What is it like when you’re rich and famous enough to support your own tiny ecosystem of sycophants, and yet entities as disparate as Brandweek and Henry Rollins take special glee in splattering you with contempt? The tension that comes with occupying such territory must be immense, and yet except for a general tone of self-deprecation, Carrot Top barely touches on this in his act. Instead, he sticks with what he knows (and what fills seats).
When interviewers ask him about the antipathy he inspires, he usually attributes it to jealousy and tries to shrug it off. And while he’s probably right at least part of the time about the jealousy thing—Carrot Top is at least as funny as Rollins, for example, his delts are more massive and he can probably sing better, too—he seems reluctant to contemplate the impact such constant public humiliation must have on him. “I am a normal guy with feelings,” he told a reporter from the Palm Beach Post last year. “I almost wish I didn’t have that in me.”
Rather than wish his demons away, however, why not address them in his act? Doesn’t he know that comedy is tragedy plus zany facial contortions? Surely he must have hilarious fantasies about battering his longtime critic Dennis Miller with a funny golf club until he’s reduced to a bloody, quivering, annoyingly articulate pulp. Or side-splitting dreams of himself and Danny Bonaduce leading an army of vengeful, frighteningly vascularized celebrities against the hoards of anonymous Internet hecklers. Even props could still play a role in his act. “Look!” he might say, fishing out a dinner plate with a shotgun attached to it. “It’s for prop comics when the creatine is no longer enough!”

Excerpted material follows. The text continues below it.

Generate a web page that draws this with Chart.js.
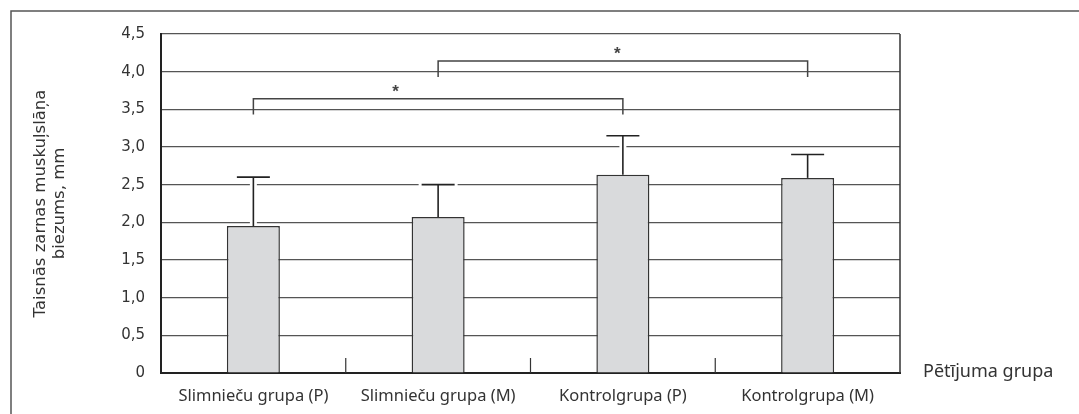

Instead of turning his pain into art, alas, Carrot Top turns it into muscle. He acts as if it’s perfectly normal that his forehead has a six-pack and his temples can dead-lift more than a high-school linebacker. He acts as if it’s perfectly normal to walk around in public in size-XS belly shirts from Abercrombie & Blechh, oiled up like a 300 extra, with his fingernails painted black and his face bench-pressing 10 pounds of guyliner and lipstick.
And who knows, maybe it is. Maybe the insults hurt a little, but the 5,000-square-foot house and the sold-out shows and the staff at the Moonlight Bunny Ranch (whose website carries the Top’s endorsement) make it easy to overlook the pain. Maybe Carrot Top is so at ease with his place in the world that he feels free to customize himself however he pleases, public opinion be damned. Maybe his unusual synthesis of cartoon masculinity and geisha-like face-craft is just a natural consequence of living in Las Vegas, where everything grows progressively bigger, weirder, more jaw-dropping. Maybe when that resort down the street adds another thousand hotel rooms to its eastern tower, Carrot Top feels compelled to add another thousand rooms to his left bicep. Maybe when the casino on the corner installs a stunning new theater, Carrot Top keeps pace by installing stunning new eyebrows. Maybe Carrot Top is undeniably, irrevocably, transcendentally happy, and the joke is on us. That, of course, would be pretty fun, too.